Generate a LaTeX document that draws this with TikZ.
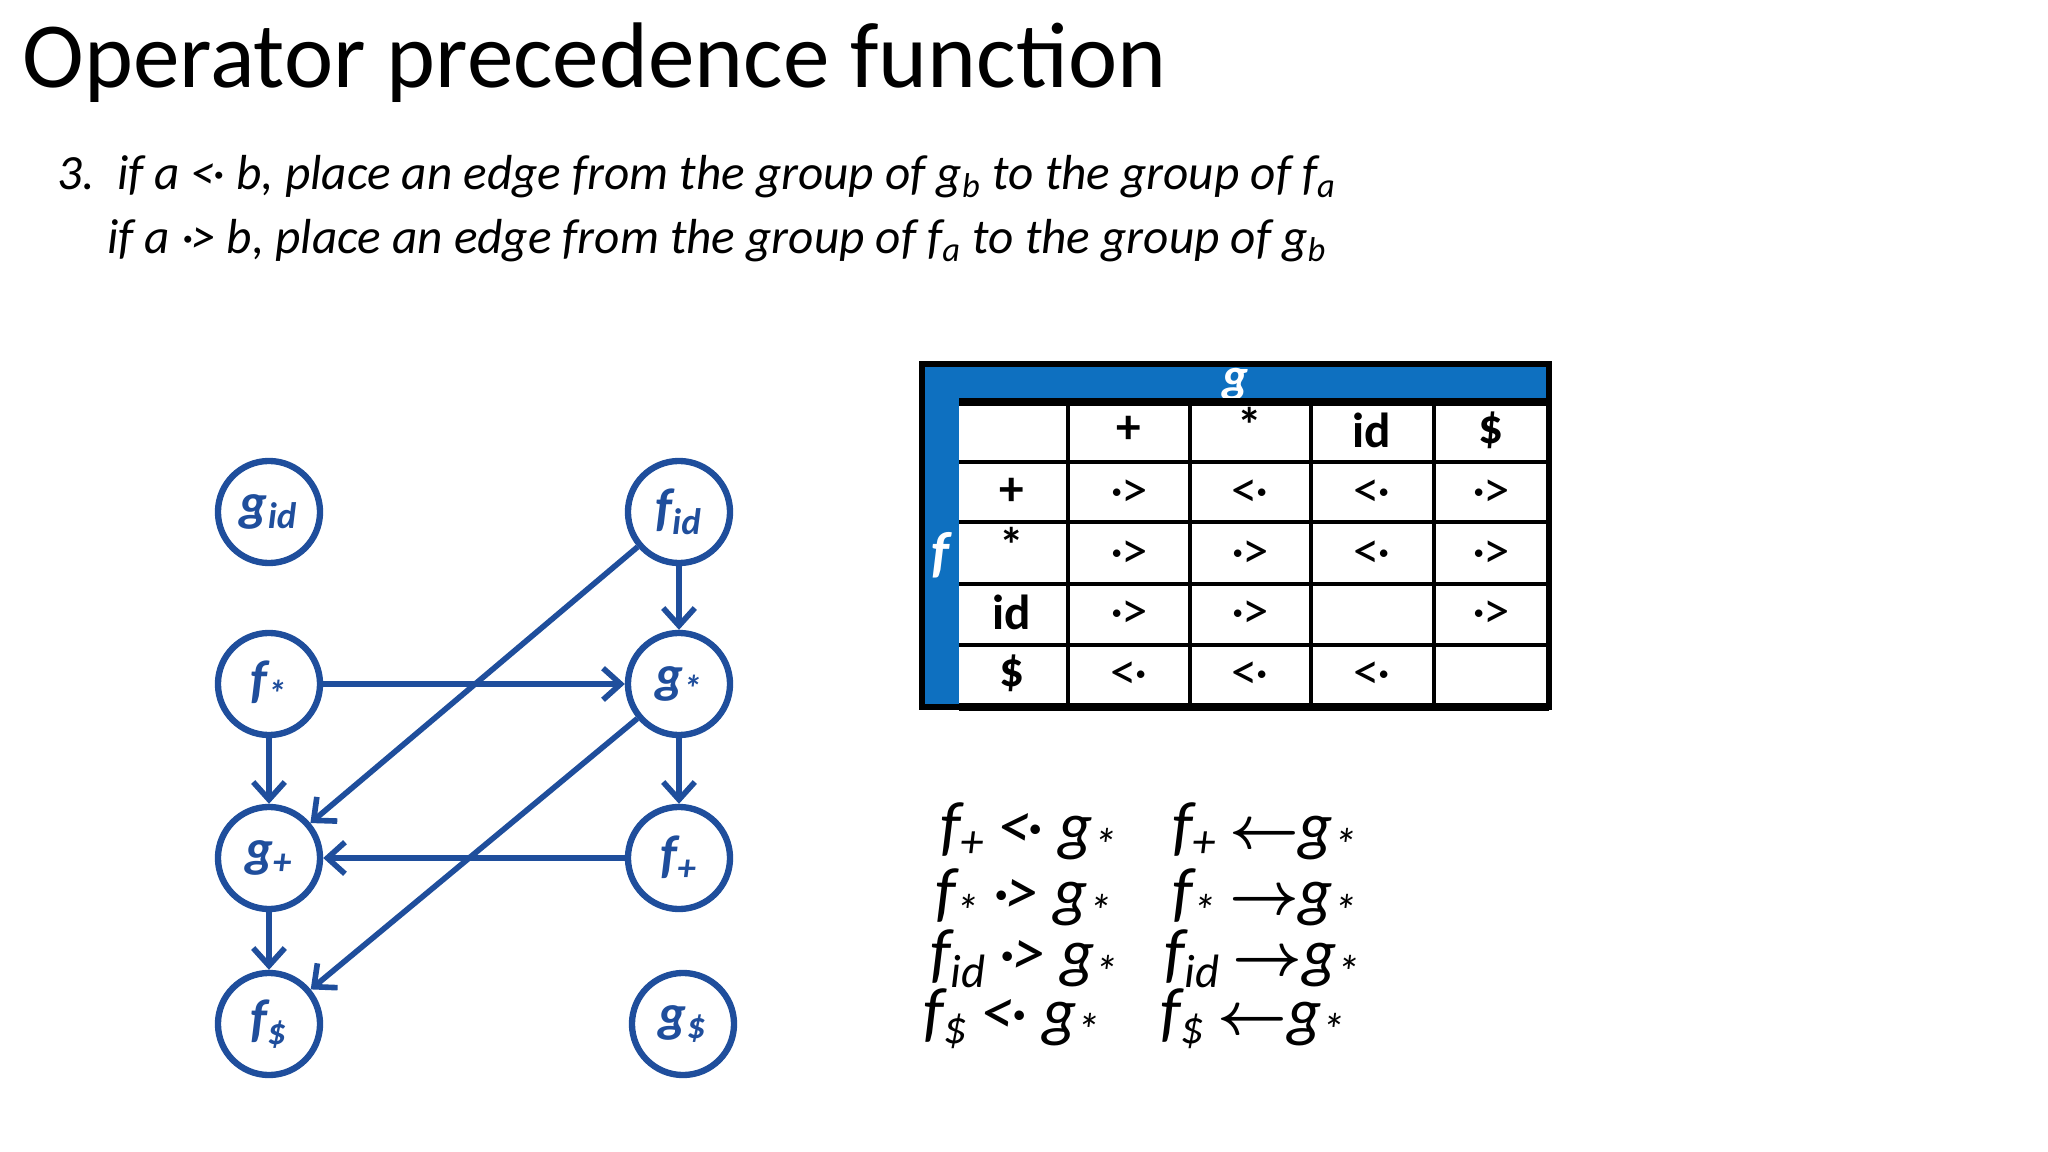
\documentclass[tikz,border=0pt]{standalone}
\usepackage{amsmath}
\usepackage{fontspec}
\setmainfont{Carlito}
\usetikzlibrary{arrows.meta}
\definecolor{nb}{HTML}{1F4E9C}
\definecolor{tb}{HTML}{0E70C0}
\newcommand{\sbs}[1]{\textsubscript{#1}}
\newcommand{\gtd}{·\kern-0.05em>}
\newcommand{\ltd}{<\kern-0.05em·}
\newcommand{\myla}{\mbox{\LARGE$\boldsymbol{\leftarrow}$}}
\newcommand{\myra}{\mbox{\LARGE$\boldsymbol{\rightarrow}$}}
\begin{document}
\begin{tikzpicture}[x=0.01cm,y=-0.01cm,
  st/.style={circle,draw=nb,line width=1.8pt,inner sep=0pt,minimum size=1.02cm,text=nb,font=\fontsize{15}{15}\selectfont\bfseries\itshape},
  ed/.style={draw=nb,line width=1.6pt,-{Straight Barb[length=5pt,width=9pt]}},
  eq/.style={anchor=west,font=\fontsize{19}{19}\selectfont\itshape},
  cell/.style={font=\fontsize{14}{14}\selectfont\bfseries}]
\useasboundingbox (0,0) rectangle (2048,1152);
\node[anchor=base west,font=\fontsize{26.5}{26.5}\selectfont] (title) at (10,88) {Operator precedence function};
\node[anchor=base west,font=\fontsize{14}{14}\selectfont\itshape] (l1) at (45,190) {3.\ \ if a \ltd\ b, place an edge from the group of g\sbs{b} to the group of f\sbs{a}};
\node[anchor=base west,font=\fontsize{14}{14}\selectfont\itshape] (l2) at (95,254) {if a \gtd\ b, place an edge from the group of f\sbs{a} to the group of g\sbs{b}};
% nodes
\node[st] (gid) at (269,512) {g\sbs{id}};
\node[st] (fid) at (679,512) {f\sbs{id}};
\node[st] (fs) at (269,684) {f\sbs{*}};
\node[st] (gs) at (679,684) {g\sbs{*}};
\node[st] (gp) at (269,858) {g\sbs{+}};
\node[st] (fp) at (679,858) {f\sbs{+}};
\node[st] (fd) at (269,1024) {f\sbs{\$}};
\node[st] (gd) at (683,1024) {g\sbs{\$}};
\draw[ed] (fid) -- (gs);
\draw[ed] (fid) -- (gp);
\draw[ed] (fs) -- (gs);
\draw[ed] (fs) -- (gp);
\draw[ed] (gs) -- (fp);
\draw[ed] (gs) -- (fd);
\draw[ed] (fp) -- (gp);
\draw[ed] (gp) -- (fd);
% table
\fill[tb] (922,364) rectangle (1549,402);
\fill[tb] (922,402) rectangle (959,707);
\draw[line width=1.5pt] (922,364) rectangle (1549,707);
\node[text=white,font=\fontsize{14}{14}\selectfont\bfseries\itshape] (tg) at (1235,385) {g};
\node[text=white,font=\fontsize{16}{16}\selectfont\bfseries\itshape] (tf) at (940,555) {f};
\begin{scope}[line width=1.3pt]
\foreach \y in {462,522,584,645} \draw (959,\y) -- (1549,\y);
\foreach \x in {1068,1190,1311,1434} \draw (\x,402) -- (\x,707);
\draw[line width=2pt] (959,402) -- (1549,402);
\draw[line width=2pt] (959,707) -- (1549,707);
\end{scope}
\node[cell] (h1) at (1129,430) {+};
\node[cell] (h2) at (1250,425) {*};
\node[cell] (h3) at (1372,430) {id};
\node[cell] (h4) at (1491,430) {\$};
\node[cell] (r1) at (1012,492) {+};
\node[cell] (r2) at (1012,545) {*};
\node[cell] (r3) at (1012,612) {id};
\node[cell] (r4) at (1012,673) {\$};
\foreach \c/\r/\s in {1129/494/\gtd,1250/494/\ltd,1372/494/\ltd,1491/494/\gtd,
  1129/555/\gtd,1250/555/\gtd,1372/555/\ltd,1491/555/\gtd,
  1129/615/\gtd,1250/615/\gtd,1491/615/\gtd,
  1129/676/\ltd,1250/676/\ltd,1372/676/\ltd}
  \node[font=\fontsize{15}{15}\selectfont] at (\c,\r) {\s};
% equations
\node[eq] (e1) at (928,832) {f\sbs{+}\,\ltd\ g\sbs{*}};
\node[eq] (e2) at (923,898) {f\sbs{*}\,\gtd\ g\sbs{*}};
\node[eq] (e3) at (918,959) {f\sbs{id}\,\gtd\ g\sbs{*}};
\node[eq] (e4) at (911,1019) {f\sbs{\$}\,\ltd\ g\sbs{*}};
\node[eq] (e5) at (1160,832) {f\sbs{+}\,\myla g\sbs{*}};
\node[eq] (e6) at (1160,898) {f\sbs{*}\,\myra g\sbs{*}};
\node[eq] (e7) at (1152,959) {f\sbs{id}\,\myra g\sbs{*}};
\node[eq] (e8) at (1148,1019) {f\sbs{\$}\,\myla g\sbs{*}};
\end{tikzpicture}
\end{document}
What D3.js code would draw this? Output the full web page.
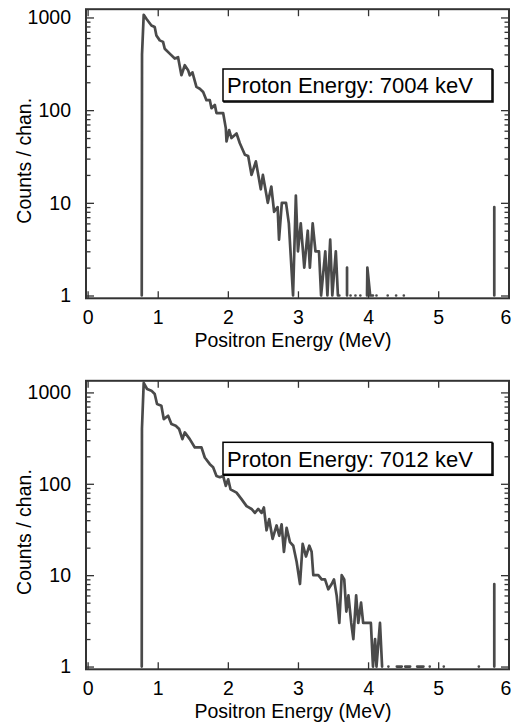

----------------

▶ [Direction]
From the listing above, copy all lines holding the word "this".

▶ [Full output]
Generate a LaTeX document that draws this with TikZ.
What D3.js code would draw this? Output the full web page.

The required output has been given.